Views: 153 Votes: 0 Revisions: 4

The following example shows how DPA can be used to find the root cause of an application performance problem. In this scenario, users are complaining about the performance of an application developed in-house. The performance problems occur around 2 p.m., during core business hours.

  1. From the DPA homepage, click the database instance that the application runs against.

    The Top SQL Statements trend chart shows the 15 SQL statements with the highest wait times for the past 31 days.


  2. Click a bar that represents a day when users experienced slow performance.

    The chart shows the top SQL statements for each hour. During the 2 p.m. hour, one SQL statement caused significantly longer waits than all the others.


  3. Hover over that segment in the bar to display additional information about the SQL statement, such as the percentage of total wait time and the average execution time.


  4. To make this statement easier to identify, name the SQL statement.

    Legends and reports now identify the SQL statement by name instead of by hash value.


  5. Click the bar to see what type of waits are causing delays.

    The chart shows that this SQL statement spends most of its time in Memory/CPU waits.

  6. Click the name of the wait type in the legend to see more information about Memory/CPU waits.

    DPA provides detailed information about this wait type, including possible solutions.


  7. To investigate further, click the SQL statement name to view detailed information about this statement. The statistics show that this statement performed a high number of logical reads.


  8. In the upper-right corner, click Run Query Analysis. In the Analyze Query dialog, accept the default time frame and click Run Analysis.

    The Advice section of the analysis shows that a full table scan is being performed and suggests adding an index.


    Before you add the index, you decide to find out more about where this query comes from.

  9. Scroll down to the Supporting Data section, which shows that the query is being run by Accounting.

    Rather than add an index immediately, you decide to share the analysis with the Accounting team and ask if they can tune the SQL statement.

  10. Click the mail icon in the upper-right corner and enter your message. Then click Send.


    In this scenario, the Accounting department replies that the SQL statement cannot be changed.
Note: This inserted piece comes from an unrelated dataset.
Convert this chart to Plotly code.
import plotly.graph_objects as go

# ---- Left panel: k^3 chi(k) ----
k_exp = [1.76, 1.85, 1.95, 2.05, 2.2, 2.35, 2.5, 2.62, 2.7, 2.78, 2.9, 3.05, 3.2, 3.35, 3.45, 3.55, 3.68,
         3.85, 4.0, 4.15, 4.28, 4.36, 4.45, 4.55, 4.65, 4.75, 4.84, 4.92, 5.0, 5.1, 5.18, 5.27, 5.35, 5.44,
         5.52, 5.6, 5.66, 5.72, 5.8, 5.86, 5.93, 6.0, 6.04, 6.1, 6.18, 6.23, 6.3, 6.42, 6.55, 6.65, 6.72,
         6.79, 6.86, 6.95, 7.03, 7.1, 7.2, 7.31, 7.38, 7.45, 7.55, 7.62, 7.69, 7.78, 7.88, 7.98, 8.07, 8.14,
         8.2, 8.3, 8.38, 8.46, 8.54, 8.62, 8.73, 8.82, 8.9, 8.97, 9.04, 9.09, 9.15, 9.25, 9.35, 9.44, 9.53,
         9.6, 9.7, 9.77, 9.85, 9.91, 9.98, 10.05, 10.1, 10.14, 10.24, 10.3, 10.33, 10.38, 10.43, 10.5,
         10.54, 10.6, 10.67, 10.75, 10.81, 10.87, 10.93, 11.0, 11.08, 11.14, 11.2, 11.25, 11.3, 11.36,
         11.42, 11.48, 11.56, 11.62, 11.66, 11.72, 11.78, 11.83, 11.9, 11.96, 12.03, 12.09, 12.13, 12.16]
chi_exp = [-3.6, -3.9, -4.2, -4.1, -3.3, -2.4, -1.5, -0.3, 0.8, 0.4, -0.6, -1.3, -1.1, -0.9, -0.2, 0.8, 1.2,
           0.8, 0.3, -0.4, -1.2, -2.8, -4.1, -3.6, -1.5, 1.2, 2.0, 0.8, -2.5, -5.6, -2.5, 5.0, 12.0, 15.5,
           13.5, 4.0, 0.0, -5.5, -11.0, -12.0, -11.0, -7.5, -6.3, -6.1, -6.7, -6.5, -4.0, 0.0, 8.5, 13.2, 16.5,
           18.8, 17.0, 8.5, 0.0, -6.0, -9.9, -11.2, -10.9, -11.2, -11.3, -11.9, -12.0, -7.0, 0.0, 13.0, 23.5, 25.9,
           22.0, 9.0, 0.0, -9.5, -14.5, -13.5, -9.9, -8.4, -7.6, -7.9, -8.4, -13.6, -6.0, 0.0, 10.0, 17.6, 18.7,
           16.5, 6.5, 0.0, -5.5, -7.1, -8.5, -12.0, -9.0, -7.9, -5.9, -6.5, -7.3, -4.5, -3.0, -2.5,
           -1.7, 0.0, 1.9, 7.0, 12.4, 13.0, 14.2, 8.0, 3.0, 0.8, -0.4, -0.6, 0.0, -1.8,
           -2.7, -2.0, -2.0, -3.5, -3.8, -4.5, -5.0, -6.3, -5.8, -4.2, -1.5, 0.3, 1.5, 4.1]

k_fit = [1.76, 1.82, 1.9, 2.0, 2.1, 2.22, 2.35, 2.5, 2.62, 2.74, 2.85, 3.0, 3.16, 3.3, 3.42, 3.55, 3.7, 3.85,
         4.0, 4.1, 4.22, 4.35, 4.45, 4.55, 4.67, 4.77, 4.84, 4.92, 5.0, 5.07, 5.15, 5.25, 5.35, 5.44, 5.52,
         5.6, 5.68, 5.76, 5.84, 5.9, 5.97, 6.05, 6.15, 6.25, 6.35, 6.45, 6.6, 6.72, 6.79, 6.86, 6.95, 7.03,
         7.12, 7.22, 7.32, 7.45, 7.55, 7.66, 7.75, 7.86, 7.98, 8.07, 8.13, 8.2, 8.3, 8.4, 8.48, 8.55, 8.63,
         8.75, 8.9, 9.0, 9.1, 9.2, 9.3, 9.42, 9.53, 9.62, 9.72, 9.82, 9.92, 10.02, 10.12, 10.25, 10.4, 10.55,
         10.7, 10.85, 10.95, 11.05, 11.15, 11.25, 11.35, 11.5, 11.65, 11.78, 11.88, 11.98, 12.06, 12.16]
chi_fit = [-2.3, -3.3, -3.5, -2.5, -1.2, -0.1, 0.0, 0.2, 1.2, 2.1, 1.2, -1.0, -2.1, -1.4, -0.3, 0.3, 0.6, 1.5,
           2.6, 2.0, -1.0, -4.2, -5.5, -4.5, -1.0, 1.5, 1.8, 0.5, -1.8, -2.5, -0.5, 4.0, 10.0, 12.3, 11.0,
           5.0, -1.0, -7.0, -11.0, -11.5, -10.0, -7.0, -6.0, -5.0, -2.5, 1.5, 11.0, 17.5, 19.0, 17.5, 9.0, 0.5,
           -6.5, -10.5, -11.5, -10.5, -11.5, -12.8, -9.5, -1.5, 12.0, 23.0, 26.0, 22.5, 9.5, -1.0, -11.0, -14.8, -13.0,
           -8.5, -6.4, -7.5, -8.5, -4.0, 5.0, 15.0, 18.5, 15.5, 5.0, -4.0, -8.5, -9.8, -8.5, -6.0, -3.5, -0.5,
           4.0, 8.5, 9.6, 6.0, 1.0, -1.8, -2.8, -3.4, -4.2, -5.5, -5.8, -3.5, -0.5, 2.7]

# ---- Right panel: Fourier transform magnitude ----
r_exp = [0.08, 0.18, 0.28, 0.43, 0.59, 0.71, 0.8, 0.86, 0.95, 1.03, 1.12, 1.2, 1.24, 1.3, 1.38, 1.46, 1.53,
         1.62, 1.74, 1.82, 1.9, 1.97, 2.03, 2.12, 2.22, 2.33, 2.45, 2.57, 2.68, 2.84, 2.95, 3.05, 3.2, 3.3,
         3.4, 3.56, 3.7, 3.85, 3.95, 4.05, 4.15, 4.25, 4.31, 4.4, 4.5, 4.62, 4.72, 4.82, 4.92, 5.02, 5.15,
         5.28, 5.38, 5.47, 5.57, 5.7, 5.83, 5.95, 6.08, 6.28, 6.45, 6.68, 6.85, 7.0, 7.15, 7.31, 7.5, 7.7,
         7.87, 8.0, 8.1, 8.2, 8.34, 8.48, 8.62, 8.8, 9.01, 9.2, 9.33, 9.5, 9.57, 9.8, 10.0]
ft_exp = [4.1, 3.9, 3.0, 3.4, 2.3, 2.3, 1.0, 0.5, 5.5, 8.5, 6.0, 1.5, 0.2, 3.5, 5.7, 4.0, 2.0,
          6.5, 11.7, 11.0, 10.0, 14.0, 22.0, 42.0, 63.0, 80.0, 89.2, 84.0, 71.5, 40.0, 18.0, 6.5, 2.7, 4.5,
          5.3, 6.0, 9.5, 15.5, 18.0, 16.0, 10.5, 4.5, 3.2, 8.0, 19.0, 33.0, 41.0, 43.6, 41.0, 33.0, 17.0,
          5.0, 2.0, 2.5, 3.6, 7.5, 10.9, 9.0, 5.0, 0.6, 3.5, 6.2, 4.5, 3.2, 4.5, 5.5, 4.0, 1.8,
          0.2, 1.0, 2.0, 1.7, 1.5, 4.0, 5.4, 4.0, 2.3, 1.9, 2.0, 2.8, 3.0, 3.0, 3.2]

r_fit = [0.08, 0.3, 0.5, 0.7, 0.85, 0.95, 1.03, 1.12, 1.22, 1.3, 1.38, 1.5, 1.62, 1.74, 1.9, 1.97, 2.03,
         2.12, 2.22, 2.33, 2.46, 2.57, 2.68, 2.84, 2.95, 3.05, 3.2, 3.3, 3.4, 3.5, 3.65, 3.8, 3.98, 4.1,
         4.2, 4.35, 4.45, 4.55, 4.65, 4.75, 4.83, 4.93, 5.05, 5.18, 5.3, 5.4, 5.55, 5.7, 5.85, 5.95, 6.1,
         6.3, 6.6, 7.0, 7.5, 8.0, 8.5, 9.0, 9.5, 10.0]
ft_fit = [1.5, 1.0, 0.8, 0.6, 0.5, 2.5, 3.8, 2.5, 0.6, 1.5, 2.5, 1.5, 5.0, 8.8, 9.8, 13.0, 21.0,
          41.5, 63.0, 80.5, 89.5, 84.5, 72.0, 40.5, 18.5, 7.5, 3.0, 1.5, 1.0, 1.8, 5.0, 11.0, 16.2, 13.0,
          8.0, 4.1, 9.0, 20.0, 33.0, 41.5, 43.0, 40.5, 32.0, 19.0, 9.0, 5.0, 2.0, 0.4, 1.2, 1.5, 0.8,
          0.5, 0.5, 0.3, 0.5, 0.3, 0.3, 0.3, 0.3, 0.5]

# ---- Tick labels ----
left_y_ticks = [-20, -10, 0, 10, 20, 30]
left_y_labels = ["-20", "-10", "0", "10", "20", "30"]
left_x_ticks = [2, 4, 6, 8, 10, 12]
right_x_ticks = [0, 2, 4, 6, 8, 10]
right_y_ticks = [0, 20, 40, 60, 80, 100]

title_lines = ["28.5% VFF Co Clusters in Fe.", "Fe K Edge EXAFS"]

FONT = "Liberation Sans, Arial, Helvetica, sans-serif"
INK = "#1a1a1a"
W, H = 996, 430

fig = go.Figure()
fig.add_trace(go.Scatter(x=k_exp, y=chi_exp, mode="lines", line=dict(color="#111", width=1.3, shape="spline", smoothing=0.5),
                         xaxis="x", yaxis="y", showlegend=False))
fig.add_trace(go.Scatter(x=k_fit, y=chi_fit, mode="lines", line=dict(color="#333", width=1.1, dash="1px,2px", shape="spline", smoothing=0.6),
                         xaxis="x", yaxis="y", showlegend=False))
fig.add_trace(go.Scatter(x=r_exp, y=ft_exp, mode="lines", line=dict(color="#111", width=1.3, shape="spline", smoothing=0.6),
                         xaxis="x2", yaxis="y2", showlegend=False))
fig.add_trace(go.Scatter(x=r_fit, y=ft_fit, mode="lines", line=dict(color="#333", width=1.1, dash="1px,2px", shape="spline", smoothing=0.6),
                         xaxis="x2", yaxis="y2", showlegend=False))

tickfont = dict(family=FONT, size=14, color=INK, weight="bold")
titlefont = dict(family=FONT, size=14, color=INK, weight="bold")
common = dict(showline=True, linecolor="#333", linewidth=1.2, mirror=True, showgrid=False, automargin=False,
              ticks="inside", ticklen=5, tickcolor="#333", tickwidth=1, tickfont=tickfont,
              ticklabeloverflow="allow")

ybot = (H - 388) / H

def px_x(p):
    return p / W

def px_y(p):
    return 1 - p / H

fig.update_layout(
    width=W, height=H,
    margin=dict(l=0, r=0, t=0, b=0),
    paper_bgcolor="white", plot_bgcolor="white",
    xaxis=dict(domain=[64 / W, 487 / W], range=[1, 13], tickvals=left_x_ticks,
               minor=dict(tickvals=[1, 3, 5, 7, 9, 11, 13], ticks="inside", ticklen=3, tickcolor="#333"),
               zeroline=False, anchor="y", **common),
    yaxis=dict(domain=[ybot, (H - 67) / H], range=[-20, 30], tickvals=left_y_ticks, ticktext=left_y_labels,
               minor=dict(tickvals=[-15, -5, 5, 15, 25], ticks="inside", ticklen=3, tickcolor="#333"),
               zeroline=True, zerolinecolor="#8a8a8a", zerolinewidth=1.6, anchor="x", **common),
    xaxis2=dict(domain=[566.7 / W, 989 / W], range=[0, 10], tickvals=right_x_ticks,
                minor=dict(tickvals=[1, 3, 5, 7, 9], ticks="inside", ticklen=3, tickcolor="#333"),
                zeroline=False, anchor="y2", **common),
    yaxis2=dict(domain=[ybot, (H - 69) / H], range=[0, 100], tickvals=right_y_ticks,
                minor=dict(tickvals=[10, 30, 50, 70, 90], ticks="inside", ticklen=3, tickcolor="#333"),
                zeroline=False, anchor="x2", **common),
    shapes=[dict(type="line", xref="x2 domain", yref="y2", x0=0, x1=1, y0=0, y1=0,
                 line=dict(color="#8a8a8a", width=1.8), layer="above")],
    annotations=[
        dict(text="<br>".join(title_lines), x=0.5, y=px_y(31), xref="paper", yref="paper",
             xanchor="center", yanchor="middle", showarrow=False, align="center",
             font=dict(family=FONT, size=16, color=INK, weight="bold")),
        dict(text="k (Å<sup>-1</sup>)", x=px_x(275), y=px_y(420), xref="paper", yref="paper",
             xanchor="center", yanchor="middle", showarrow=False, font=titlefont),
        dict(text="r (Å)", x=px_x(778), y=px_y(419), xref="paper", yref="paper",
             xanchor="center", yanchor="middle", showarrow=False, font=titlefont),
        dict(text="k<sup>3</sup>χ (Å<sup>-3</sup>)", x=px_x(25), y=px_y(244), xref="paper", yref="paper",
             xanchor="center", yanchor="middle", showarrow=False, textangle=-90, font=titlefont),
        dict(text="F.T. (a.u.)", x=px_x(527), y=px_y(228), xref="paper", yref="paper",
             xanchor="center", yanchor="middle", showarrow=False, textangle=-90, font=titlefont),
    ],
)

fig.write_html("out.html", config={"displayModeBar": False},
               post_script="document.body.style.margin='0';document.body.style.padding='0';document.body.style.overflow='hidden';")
With this information, you decide to add the index.

  11. After adding the index, add an annotation to let the rest of the team know that a change was made and to help determine whether the change is effective.

The new index improves the SQL statement's execution time, and users no longer complain about slow performance when it runs. But to ensure that this SQL statement doesn't cause problems in the future, you can add an alert to notify you if the average wait time for this statement increases.